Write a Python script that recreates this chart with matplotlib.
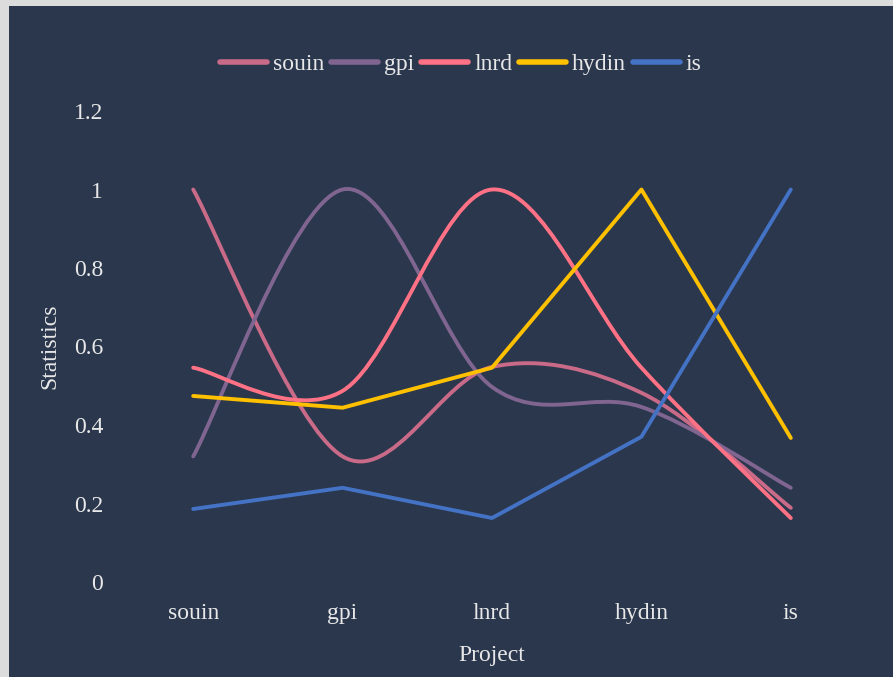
import matplotlib.pyplot as plt
import numpy as np
from matplotlib.path import Path
from matplotlib.patches import PathPatch, Rectangle
from matplotlib.lines import Line2D

plt.rcParams['font.family'] = ['Liberation Serif', 'DejaVu Serif']

categories = ['souin', 'gpi', 'lnrd', 'hydin', 'is']
souin = [1.0, 0.32, 0.548, 0.482, 0.189]
gpi = [0.32, 1.0, 0.497, 0.446, 0.24]
lnrd = [0.546, 0.487, 1.0, 0.546, 0.163]
hydin = [0.474, 0.444, 0.546, 1.0, 0.367]
is_ = [0.186, 0.24, 0.163, 0.37, 1.0]

series = [
    ('souin', souin, '#c96b88', True),
    ('gpi', gpi, '#7f6590', True),
    ('lnrd', lnrd, '#ff7286', True),
    ('hydin', hydin, '#ffc000', False),
    ('is', is_, '#4472c4', False),
]

BG = '#2a374d'
TXT = '#e8e8e8'
FS = 17


def smooth_path(xs, ys):
    # Catmull-Rom style cubic bezier through the points
    pts = np.column_stack([np.asarray(xs, float), np.asarray(ys, float)])
    ext = np.vstack([pts[:1], pts, pts[-1:]])
    verts = [pts[0]]
    codes = [Path.MOVETO]
    for i in range(len(pts) - 1):
        c1 = ext[i + 1] + (ext[i + 2] - ext[i]) / 6
        c2 = ext[i + 2] - (ext[i + 3] - ext[i + 1]) / 6
        verts += [c1, c2, pts[i + 1]]
        codes += [Path.CURVE4] * 3
    return Path(np.array(verts), codes)


fig = plt.figure(figsize=(8.93, 6.77), dpi=100, facecolor='#dcdcdc')
fig.patches.append(Rectangle((9 / 893, 0), 1, 671 / 677, transform=fig.transFigure,
                             facecolor=BG, edgecolor='none', zorder=-5))

ax = fig.add_axes([118.5 / 893, 95 / 677, 747 / 893, 471 / 677])
ax.patch.set_alpha(0)
x = np.arange(len(categories))
ax.set_xlim(-0.5, len(categories) - 0.5)
ax.set_ylim(0, 1.2)

handles = []
for name, vals, color, smooth in series:
    if smooth:
        ax.add_patch(PathPatch(smooth_path(x, vals), facecolor='none', edgecolor=color,
                               lw=2.8, capstyle='round', joinstyle='round'))
    else:
        ax.plot(x, vals, color=color, lw=2.8, solid_capstyle='round')
    handles.append(Line2D([0], [0], color=color, lw=4, solid_capstyle='round'))

for s in ax.spines.values():
    s.set_visible(False)
ax.set_xticks(x)
ax.set_xticklabels(categories)
ax.set_yticks([0, 0.2, 0.4, 0.6, 0.8, 1.0, 1.2])
ax.set_yticklabels(['0', '0.2', '0.4', '0.6', '0.8', '1', '1.2'])
ax.tick_params(length=0, colors=TXT, labelsize=FS)
ax.tick_params(axis='x', pad=15)
ax.tick_params(axis='y', pad=11)
ax.set_xlabel('Project', color=TXT, fontsize=FS, labelpad=15)
ax.set_ylabel('Statistics', color=TXT, fontsize=FS, labelpad=10)

leg = fig.legend(handles, [s[0] for s in series], loc='center', ncol=5,
                 bbox_to_anchor=(461 / 893, 1 - 64 / 677), frameon=False,
                 fontsize=FS, handlelength=2.0, handletextpad=0.25, columnspacing=0.28,
                 labelcolor=TXT)

fig.savefig('out.png', dpi=100, facecolor=fig.get_facecolor())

┄┄┄┄┄┄

-- WORK TO BE COMPLETED --
Reproduce the material above exactly, first line through the line that contains "ax.set_ylim(0, 1.2)", minus the pictures.

-- RESULT --
Write a Python script that recreates this chart with matplotlib.
import matplotlib.pyplot as plt
import numpy as np
from matplotlib.path import Path
from matplotlib.patches import PathPatch, Rectangle
from matplotlib.lines import Line2D

plt.rcParams['font.family'] = ['Liberation Serif', 'DejaVu Serif']

categories = ['souin', 'gpi', 'lnrd', 'hydin', 'is']
souin = [1.0, 0.32, 0.548, 0.482, 0.189]
gpi = [0.32, 1.0, 0.497, 0.446, 0.24]
lnrd = [0.546, 0.487, 1.0, 0.546, 0.163]
hydin = [0.474, 0.444, 0.546, 1.0, 0.367]
is_ = [0.186, 0.24, 0.163, 0.37, 1.0]

series = [
    ('souin', souin, '#c96b88', True),
    ('gpi', gpi, '#7f6590', True),
    ('lnrd', lnrd, '#ff7286', True),
    ('hydin', hydin, '#ffc000', False),
    ('is', is_, '#4472c4', False),
]

BG = '#2a374d'
TXT = '#e8e8e8'
FS = 17


def smooth_path(xs, ys):
    # Catmull-Rom style cubic bezier through the points
    pts = np.column_stack([np.asarray(xs, float), np.asarray(ys, float)])
    ext = np.vstack([pts[:1], pts, pts[-1:]])
    verts = [pts[0]]
    codes = [Path.MOVETO]
    for i in range(len(pts) - 1):
        c1 = ext[i + 1] + (ext[i + 2] - ext[i]) / 6
        c2 = ext[i + 2] - (ext[i + 3] - ext[i + 1]) / 6
        verts += [c1, c2, pts[i + 1]]
        codes += [Path.CURVE4] * 3
    return Path(np.array(verts), codes)


fig = plt.figure(figsize=(8.93, 6.77), dpi=100, facecolor='#dcdcdc')
fig.patches.append(Rectangle((9 / 893, 0), 1, 671 / 677, transform=fig.transFigure,
                             facecolor=BG, edgecolor='none', zorder=-5))

ax = fig.add_axes([118.5 / 893, 95 / 677, 747 / 893, 471 / 677])
ax.patch.set_alpha(0)
x = np.arange(len(categories))
ax.set_xlim(-0.5, len(categories) - 0.5)
ax.set_ylim(0, 1.2)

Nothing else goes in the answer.